The Houston S Gaugers despite setting up our modules several times each year (looks like we have 3-4 events this Spring) is also having trouble getting together to repair and work on them. If you check out our website you will see some now vintage photos of them being readied for our first show, the 87 NMRA. Notice the young and handsome workers! Before we participated in the Denver NASG we set up our growing layout in my studio. We filled it edge to edge or about 1600 sq ft. Unfortunately I no longer have that studio, so a indoor setup place is not easy to find so it's been driveways. Unfortunately Houston has frequent rains, high humidity, and high temperatures making these efforts difficult.

When I was building my layout, the whole building needed to be built. Several of the guys helped throughout the project--and I'm talking 20ft 2 x 12's here. We had a bit of an issue with the stairway to the second story. Jack Troxell, used his engineering background to make up a drawing with specifications in thousands of an inch!

When it came time to add the bench-work, another long-gone member helped with hanging bench-work over an open space for my one loop spiral. When it came time to add my curved corner background, my wife and unborn daughter helped. My wife leaned against the corner to form it, while I added a few screws to fasten. The corners are the shape of her baby-bump in 1984. After many of the handmaid turnouts that I purchased from Earl Ehislisman (sp) turned out to be a little "too" handmaid, Jack again taught me to build my first scratch-built turnout--a three-way. Another member made up some tunnel portals for me. Bill Green lent his garage workshop for a DCC install workshop session, so some of the guys we helped. And yes boB, we would have accepted you in our beginner's class!

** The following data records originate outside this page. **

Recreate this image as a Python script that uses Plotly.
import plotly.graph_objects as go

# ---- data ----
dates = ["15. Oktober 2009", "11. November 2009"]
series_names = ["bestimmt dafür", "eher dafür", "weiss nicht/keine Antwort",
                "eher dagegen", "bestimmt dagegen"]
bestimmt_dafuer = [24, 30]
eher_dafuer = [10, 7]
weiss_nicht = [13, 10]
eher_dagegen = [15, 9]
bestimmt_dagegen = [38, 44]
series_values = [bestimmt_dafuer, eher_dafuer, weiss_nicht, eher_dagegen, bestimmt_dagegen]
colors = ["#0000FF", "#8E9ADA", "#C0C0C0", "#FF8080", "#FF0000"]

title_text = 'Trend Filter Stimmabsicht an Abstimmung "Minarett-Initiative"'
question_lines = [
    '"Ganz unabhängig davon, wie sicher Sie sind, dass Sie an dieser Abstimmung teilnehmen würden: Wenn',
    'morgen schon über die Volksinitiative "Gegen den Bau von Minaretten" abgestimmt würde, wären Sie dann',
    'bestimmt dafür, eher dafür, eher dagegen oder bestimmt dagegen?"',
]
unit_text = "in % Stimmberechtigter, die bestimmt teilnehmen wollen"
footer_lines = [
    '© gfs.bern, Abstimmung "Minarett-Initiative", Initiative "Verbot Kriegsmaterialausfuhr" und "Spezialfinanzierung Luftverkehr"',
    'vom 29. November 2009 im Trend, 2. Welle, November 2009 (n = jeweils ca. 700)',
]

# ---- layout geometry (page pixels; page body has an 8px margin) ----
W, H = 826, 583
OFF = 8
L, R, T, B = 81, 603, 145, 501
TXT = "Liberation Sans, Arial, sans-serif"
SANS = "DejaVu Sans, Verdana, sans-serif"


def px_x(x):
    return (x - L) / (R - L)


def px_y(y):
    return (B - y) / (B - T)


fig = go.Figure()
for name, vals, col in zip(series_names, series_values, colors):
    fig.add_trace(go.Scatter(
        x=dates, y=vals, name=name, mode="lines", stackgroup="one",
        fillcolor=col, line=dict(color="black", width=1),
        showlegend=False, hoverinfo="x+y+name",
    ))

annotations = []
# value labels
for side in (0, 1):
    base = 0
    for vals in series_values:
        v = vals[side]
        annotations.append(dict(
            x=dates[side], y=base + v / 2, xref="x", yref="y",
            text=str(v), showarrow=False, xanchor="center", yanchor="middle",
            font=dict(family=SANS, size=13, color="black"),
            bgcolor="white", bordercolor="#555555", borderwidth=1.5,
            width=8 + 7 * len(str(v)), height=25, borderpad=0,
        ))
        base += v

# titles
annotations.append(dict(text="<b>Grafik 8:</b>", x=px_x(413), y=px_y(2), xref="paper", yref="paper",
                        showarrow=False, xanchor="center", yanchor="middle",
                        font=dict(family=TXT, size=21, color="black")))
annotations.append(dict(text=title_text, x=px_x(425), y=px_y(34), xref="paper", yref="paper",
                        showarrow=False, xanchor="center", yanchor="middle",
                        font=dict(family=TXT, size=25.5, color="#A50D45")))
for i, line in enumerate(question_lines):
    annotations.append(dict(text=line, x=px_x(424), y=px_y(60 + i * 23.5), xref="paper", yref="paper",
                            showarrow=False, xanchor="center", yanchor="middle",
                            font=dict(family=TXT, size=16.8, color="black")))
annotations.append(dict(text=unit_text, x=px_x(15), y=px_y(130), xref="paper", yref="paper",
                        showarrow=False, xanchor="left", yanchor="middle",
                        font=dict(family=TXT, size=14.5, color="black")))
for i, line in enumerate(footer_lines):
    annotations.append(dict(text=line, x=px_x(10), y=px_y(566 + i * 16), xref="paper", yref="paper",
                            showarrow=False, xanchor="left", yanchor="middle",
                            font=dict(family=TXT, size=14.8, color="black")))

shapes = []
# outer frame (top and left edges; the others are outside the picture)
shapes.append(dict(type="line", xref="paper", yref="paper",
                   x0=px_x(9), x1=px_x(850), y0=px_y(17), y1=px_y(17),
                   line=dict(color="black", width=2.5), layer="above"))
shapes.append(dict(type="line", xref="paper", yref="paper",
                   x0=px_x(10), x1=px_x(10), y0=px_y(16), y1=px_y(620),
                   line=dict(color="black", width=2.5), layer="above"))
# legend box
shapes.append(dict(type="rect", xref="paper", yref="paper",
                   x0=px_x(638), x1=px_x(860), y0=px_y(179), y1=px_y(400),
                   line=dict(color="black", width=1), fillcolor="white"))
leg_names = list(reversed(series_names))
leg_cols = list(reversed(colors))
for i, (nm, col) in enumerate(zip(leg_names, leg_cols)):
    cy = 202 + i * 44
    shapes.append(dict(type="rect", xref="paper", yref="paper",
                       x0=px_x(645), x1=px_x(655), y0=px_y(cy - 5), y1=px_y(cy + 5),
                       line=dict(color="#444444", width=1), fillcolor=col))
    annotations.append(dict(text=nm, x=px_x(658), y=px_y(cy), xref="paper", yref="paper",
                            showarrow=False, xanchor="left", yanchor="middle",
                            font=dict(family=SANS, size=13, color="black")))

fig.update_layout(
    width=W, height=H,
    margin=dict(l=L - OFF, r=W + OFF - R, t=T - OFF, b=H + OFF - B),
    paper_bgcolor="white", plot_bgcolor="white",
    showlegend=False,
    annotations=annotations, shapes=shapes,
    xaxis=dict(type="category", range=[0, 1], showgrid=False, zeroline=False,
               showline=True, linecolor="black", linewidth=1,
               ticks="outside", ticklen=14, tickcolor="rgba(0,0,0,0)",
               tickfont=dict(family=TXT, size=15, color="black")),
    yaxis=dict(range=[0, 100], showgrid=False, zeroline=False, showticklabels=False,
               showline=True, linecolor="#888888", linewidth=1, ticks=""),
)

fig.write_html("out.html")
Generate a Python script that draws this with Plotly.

So helping someone along still happens if you have somebody with the energy and know how to effect the outcome--and as we age, that may be much more difficult. Speaking of--we're doing our first train show on February 16th. So if you're anywhere near our fair city--stop in and be drafted into helping! The pay is low, the hours hard, but the rewards have yet to be announced!

Bob Werre
PhotoTraxx


I was reading where someone was reminiscing about the good o;' days with the LV group where everybody helped dig out someone's basement for model railroad construction and I was thinking, "Does anybody do those things anymore?" Unfortunately, such activity is out of my realm now, especially since I have health issues to worry about, but it is something I would have enjoyed "back in the day". The closest I ever came to that was helping a friend dig up a sewer tile that a Chinese Elm had plugged with roots after we exhausted all possibility that his young son had tried to flush a diaper down the toilet (considering that this was mid-November, and the temperature dropped faster than the setting sun at sundown, we were beginning to wish that had been the case - railroad content; we had spent some time earlier that day tuning up a Hobbytown diesel for his HO loop of track).